Pull each line containing "chart" out of the data and copy it.

» **Information given**
┌──

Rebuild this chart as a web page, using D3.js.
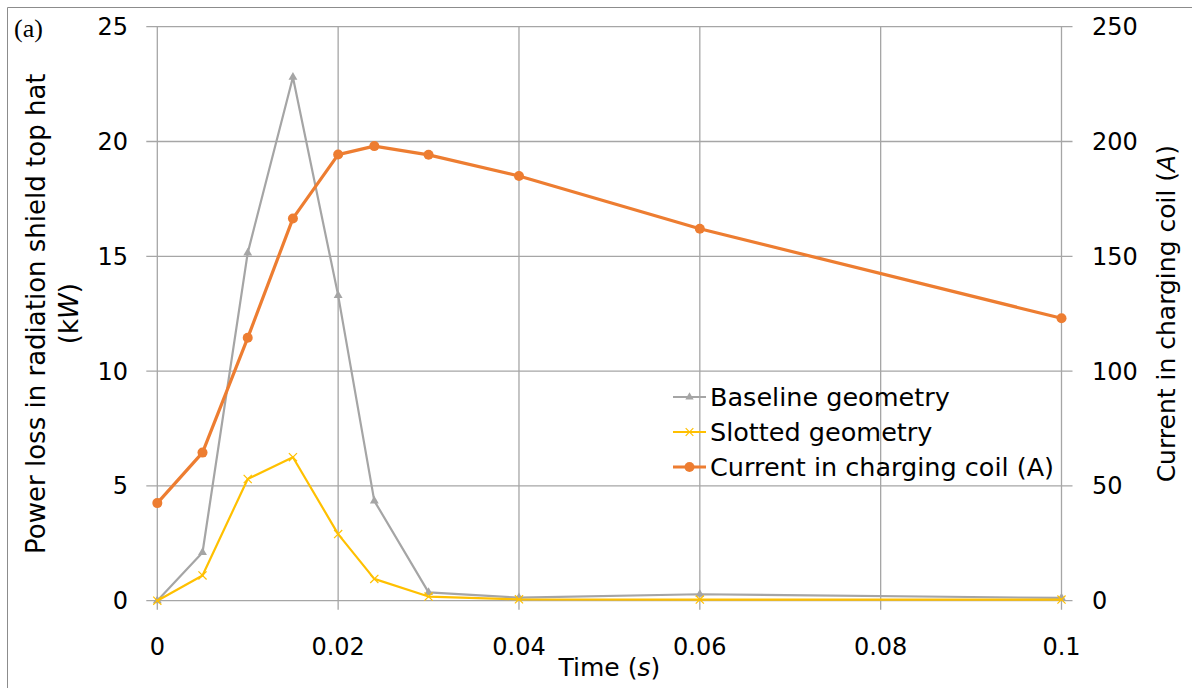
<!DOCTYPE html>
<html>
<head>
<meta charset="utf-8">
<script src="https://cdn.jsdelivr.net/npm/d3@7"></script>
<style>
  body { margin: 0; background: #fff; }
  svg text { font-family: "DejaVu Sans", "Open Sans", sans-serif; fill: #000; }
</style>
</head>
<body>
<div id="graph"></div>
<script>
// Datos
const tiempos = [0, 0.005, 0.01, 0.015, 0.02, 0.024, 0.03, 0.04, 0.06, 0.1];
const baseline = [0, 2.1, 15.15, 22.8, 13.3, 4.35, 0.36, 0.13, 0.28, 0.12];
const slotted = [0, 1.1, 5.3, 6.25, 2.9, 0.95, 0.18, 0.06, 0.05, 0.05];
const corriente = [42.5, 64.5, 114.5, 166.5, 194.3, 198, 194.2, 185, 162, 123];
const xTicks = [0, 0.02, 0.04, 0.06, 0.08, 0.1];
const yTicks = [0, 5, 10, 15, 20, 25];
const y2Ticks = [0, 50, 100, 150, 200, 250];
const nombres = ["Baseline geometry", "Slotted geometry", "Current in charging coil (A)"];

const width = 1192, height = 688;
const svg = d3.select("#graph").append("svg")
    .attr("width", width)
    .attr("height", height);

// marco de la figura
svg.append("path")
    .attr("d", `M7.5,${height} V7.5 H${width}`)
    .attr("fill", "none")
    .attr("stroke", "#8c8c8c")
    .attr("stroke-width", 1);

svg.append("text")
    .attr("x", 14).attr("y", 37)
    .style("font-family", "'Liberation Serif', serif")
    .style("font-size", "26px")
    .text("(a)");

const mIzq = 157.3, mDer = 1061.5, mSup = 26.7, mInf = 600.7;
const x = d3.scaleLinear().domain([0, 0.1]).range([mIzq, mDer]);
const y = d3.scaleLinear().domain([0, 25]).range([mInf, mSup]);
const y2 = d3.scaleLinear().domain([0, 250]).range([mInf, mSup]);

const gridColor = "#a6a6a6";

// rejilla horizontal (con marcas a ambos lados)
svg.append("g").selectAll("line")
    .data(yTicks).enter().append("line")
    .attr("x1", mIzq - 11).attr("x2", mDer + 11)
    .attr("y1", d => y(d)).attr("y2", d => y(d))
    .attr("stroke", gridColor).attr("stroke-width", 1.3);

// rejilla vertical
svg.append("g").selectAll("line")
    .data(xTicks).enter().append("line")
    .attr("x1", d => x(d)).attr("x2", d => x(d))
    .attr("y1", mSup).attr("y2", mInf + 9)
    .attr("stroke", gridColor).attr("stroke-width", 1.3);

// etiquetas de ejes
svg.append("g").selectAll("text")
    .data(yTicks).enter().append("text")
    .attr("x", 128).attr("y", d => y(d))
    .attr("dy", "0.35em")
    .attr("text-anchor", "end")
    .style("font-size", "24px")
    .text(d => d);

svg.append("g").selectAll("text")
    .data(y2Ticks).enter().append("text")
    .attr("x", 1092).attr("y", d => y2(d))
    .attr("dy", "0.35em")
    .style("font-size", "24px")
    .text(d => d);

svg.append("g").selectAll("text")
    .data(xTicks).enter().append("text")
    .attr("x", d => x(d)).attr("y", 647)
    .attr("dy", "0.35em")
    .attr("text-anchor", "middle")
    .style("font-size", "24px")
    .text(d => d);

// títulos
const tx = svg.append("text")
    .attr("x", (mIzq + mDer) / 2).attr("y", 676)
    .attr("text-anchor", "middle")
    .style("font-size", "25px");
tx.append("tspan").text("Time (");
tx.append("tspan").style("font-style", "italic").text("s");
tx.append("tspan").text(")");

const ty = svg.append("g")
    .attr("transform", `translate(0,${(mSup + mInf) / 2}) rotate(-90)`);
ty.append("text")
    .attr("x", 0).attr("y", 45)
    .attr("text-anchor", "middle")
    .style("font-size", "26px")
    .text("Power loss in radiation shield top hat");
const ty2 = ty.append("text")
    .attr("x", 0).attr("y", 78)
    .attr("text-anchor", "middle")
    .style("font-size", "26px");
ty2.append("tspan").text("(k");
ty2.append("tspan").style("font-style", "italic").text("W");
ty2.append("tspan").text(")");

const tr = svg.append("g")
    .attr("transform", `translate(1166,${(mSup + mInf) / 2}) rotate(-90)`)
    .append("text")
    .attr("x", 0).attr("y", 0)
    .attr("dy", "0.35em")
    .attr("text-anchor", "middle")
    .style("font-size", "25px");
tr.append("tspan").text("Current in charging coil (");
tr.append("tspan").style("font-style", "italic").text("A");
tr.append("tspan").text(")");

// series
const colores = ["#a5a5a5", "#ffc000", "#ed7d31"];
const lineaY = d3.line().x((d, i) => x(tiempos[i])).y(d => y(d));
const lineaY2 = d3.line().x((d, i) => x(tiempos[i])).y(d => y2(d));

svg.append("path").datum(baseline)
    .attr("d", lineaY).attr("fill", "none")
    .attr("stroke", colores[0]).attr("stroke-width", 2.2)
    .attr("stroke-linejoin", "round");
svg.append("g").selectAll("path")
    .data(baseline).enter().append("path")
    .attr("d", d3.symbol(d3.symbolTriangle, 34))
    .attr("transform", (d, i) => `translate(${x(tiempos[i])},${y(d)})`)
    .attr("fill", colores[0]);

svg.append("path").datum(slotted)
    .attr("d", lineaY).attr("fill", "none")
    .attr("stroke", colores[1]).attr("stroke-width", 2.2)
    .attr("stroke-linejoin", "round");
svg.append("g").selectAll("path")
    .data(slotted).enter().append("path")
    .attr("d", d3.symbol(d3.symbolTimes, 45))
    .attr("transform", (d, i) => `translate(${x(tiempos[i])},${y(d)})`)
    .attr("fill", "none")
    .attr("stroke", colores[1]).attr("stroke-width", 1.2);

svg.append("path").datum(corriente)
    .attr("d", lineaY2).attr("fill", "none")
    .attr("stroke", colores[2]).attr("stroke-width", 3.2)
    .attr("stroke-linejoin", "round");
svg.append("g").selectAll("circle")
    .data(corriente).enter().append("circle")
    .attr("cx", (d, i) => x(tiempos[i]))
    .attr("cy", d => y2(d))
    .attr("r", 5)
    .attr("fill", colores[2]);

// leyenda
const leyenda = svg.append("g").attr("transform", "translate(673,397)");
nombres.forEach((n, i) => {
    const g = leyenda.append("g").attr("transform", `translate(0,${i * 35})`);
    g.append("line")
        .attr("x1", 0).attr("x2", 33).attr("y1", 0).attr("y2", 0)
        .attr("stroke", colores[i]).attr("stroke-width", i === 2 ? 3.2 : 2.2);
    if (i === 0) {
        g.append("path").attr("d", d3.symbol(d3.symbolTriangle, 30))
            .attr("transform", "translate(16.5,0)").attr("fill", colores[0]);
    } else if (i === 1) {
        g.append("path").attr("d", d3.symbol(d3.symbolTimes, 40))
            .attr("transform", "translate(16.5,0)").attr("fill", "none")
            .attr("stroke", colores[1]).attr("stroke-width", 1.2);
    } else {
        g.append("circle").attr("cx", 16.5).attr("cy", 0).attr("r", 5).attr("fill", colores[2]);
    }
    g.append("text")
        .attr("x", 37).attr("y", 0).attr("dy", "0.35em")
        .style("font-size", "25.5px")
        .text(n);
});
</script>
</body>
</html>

└──
┌──

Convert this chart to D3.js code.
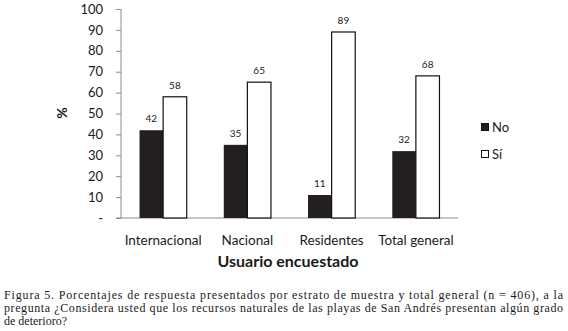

└──

» **Solved exercise**
Rebuild this chart as a web page, using D3.js.
Convert this chart to D3.js code.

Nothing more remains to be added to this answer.